I have been in the group medical insurance business for over 25 years. I have seen dozens of companies come and go throughout my career. I have seen rates go up and have seen rates go down, plans change and employer groups move to different insurance companies sometimes every year. Employers buying insurance like consumers buy a car in many cases. They somehow think that they are going to beat the medical insurance company at a game the insurance carriers invented and control the rules, is not going to happen. I have met with a number of medical insurance CEOs and have always questioned them as to why there is not a long term strategy to keeping medical insurance costs affordable? The answer is always the same, “If we provide programs that detect and treat medical conditions early and lower costs over the long haul, we find customers leaving us to go to another insurance company to save a few dollars after we made the investment. When you have customers that are only going to stay for a little while, why make the investment?”
Then there are some groups of people in this country seem to think that that profit is a dirty word. That they can decide what is a reasonable for companies to make. They also seem to feel that medical providers, doctors and hospitals make too much money and that their profits should be cut.
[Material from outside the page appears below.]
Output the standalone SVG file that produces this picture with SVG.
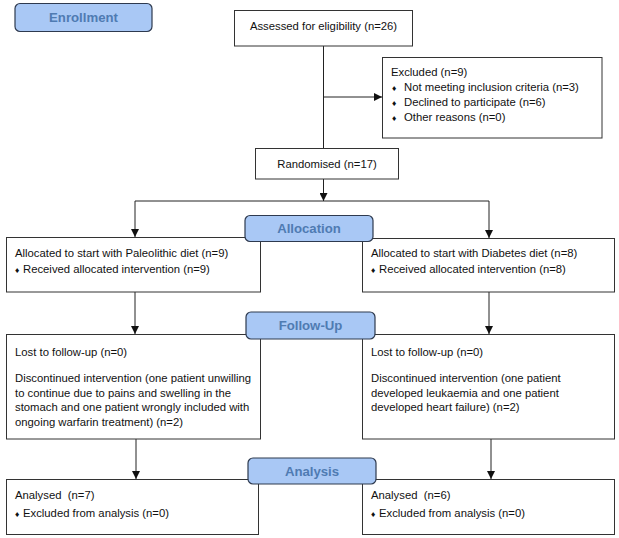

They preach that private insurance companies have an obligation to the community that they serve to cut their profits and give back to the community. Medical insurance companies like all private businesses act in their best interests and in the interests of owners and their corporate shareholders. They hire executives that make decisions to increase profits of their companies. When they do that their employees are rewarded. Isn’t that the way America works? A company provides a product of service and they compete in a competitive market place to make a profit.
Probably the biggest issue with medical insurance benefits today is that most employers allow an outside entity to provide their employees with programs without knowing anything about their employees.